→ **TO BE DONE**: The lines to extract run from the first line of the material below to the line containing "from matplotlib.colors import to_rgb", both included; leave the pictures behind.

→ **Data listing**:

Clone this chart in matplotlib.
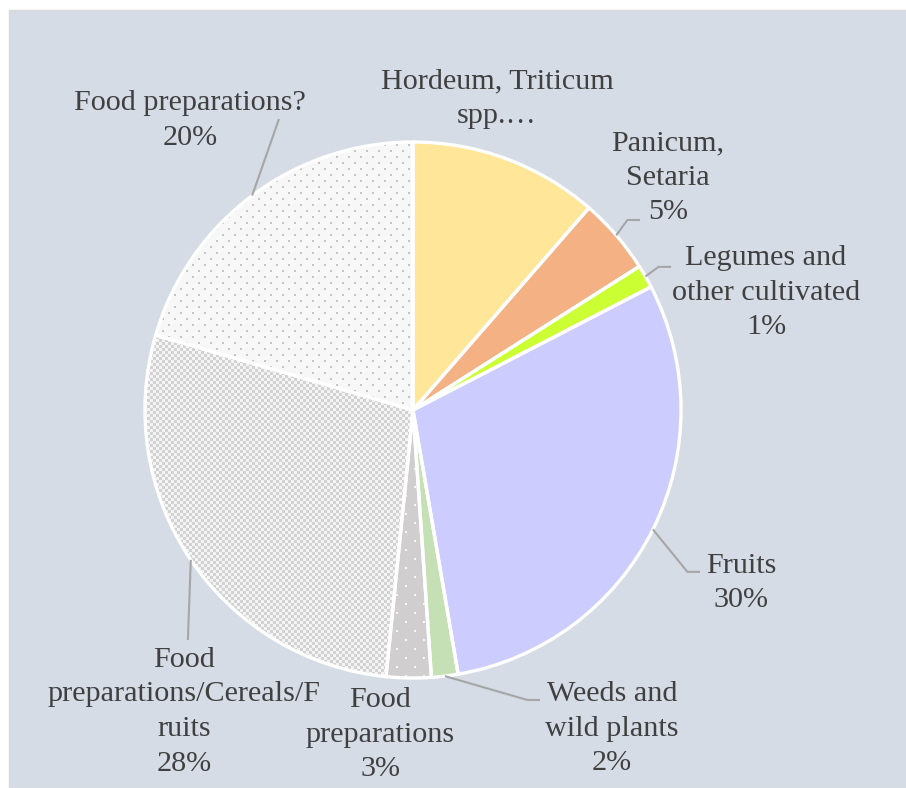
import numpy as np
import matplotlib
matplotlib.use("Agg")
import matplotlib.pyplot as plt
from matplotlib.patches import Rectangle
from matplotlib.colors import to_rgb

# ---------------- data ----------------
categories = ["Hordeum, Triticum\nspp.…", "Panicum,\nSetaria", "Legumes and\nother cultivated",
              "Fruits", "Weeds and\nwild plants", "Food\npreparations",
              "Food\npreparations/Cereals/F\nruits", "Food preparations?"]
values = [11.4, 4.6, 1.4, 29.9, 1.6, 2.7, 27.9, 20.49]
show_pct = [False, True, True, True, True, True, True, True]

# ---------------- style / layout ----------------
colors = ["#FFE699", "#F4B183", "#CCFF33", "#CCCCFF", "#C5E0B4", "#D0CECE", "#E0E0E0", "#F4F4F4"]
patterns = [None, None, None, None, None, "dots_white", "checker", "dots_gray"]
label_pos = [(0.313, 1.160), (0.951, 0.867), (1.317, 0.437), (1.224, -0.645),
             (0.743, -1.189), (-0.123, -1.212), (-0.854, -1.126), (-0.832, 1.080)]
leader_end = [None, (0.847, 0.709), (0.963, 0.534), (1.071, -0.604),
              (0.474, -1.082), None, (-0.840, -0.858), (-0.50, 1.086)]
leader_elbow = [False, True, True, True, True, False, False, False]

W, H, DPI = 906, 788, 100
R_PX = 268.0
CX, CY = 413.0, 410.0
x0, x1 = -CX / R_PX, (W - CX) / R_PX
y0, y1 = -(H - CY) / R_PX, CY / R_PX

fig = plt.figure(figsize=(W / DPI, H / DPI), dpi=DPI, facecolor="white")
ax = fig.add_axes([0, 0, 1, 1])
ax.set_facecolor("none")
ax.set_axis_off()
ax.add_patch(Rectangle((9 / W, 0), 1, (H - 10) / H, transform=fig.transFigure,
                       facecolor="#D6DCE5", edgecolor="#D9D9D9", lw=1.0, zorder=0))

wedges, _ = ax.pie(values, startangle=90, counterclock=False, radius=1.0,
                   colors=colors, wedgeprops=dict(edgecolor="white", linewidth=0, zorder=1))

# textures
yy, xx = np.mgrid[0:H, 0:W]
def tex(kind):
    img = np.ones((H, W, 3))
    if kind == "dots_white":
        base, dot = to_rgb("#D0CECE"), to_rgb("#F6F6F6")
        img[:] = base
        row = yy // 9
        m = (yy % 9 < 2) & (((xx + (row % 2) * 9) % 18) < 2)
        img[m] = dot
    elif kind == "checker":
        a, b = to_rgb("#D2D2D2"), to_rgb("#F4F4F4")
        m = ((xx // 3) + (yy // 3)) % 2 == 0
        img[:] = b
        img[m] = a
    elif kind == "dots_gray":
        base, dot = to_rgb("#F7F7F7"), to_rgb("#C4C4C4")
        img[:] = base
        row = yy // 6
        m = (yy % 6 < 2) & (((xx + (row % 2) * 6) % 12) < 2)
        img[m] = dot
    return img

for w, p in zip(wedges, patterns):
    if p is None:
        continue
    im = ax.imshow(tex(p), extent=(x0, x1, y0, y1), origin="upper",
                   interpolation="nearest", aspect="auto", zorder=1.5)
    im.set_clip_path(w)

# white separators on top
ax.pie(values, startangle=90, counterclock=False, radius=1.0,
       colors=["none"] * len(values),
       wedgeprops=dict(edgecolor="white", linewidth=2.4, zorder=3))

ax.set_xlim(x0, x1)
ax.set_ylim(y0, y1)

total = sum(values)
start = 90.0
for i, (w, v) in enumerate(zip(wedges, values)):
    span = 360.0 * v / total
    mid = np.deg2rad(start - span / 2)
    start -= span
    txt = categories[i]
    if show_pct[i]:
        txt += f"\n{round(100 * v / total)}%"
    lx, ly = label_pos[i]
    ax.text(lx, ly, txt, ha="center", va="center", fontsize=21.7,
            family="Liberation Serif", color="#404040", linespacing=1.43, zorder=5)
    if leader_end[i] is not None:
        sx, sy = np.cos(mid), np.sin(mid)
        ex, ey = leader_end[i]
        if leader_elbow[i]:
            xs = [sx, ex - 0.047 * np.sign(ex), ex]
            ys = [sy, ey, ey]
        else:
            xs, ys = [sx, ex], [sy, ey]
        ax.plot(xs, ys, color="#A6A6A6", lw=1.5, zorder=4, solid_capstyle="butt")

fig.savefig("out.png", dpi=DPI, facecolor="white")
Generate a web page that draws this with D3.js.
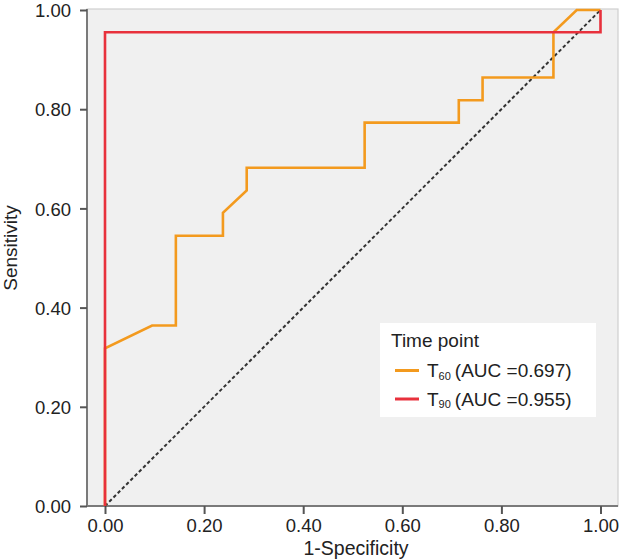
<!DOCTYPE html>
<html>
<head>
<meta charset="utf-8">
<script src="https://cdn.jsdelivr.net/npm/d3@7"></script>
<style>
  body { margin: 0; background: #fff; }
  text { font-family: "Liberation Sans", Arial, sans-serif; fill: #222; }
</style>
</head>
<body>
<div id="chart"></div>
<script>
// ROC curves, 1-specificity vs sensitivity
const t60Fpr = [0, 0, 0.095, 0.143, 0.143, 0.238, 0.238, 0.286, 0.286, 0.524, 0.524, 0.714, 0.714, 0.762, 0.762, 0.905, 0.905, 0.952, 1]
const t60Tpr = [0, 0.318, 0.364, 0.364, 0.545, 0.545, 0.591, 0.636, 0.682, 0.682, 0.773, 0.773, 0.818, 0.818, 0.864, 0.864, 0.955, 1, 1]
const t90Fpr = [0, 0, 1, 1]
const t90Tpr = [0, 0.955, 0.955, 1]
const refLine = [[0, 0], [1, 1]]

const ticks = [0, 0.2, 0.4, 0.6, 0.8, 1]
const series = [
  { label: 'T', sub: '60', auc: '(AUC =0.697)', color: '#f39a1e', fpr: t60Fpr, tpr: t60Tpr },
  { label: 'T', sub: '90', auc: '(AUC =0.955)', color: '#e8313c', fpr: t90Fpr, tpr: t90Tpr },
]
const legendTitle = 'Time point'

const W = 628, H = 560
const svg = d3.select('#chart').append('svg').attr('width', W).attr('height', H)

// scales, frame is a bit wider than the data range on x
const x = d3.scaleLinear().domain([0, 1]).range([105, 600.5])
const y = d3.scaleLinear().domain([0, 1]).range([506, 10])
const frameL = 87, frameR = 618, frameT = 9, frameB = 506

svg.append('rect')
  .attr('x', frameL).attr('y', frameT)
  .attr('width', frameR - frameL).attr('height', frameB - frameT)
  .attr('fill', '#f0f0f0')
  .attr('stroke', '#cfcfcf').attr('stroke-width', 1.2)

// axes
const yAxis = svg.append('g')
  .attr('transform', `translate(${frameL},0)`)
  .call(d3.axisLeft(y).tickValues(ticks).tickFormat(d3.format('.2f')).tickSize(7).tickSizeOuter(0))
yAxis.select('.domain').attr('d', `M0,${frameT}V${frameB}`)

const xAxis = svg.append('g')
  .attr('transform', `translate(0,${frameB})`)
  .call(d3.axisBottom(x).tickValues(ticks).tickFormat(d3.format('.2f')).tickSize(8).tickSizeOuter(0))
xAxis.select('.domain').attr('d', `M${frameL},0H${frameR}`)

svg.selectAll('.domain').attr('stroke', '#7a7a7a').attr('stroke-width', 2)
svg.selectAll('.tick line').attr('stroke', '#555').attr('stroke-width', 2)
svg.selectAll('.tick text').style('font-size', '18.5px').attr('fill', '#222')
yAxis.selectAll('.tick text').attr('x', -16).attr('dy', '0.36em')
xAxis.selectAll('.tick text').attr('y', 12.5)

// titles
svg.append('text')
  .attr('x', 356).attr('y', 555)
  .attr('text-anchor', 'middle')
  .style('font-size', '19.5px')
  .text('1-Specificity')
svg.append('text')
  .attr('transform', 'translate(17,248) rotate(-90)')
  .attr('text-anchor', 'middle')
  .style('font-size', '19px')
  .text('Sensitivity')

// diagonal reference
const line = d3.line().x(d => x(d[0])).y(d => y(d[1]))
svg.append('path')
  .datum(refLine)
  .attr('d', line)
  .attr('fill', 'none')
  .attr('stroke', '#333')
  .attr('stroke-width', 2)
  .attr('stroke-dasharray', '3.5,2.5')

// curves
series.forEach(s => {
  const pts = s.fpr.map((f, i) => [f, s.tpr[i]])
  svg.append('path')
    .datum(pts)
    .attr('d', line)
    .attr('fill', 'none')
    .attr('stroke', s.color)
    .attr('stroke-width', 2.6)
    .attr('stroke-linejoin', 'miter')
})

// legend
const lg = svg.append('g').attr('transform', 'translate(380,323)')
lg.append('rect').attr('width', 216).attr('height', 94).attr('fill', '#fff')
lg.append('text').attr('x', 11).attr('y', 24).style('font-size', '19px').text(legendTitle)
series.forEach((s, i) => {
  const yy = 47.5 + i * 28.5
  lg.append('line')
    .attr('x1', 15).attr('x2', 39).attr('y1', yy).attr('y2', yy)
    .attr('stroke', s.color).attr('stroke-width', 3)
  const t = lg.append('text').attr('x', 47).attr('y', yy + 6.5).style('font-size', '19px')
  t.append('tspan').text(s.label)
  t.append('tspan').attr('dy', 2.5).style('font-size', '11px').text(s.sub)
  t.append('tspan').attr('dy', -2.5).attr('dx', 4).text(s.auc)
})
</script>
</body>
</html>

→ **SOLUTION TO THIS EXERCISE**:
Clone this chart in matplotlib.
import numpy as np
import matplotlib
matplotlib.use("Agg")
import matplotlib.pyplot as plt
from matplotlib.patches import Rectangle
from matplotlib.colors import to_rgb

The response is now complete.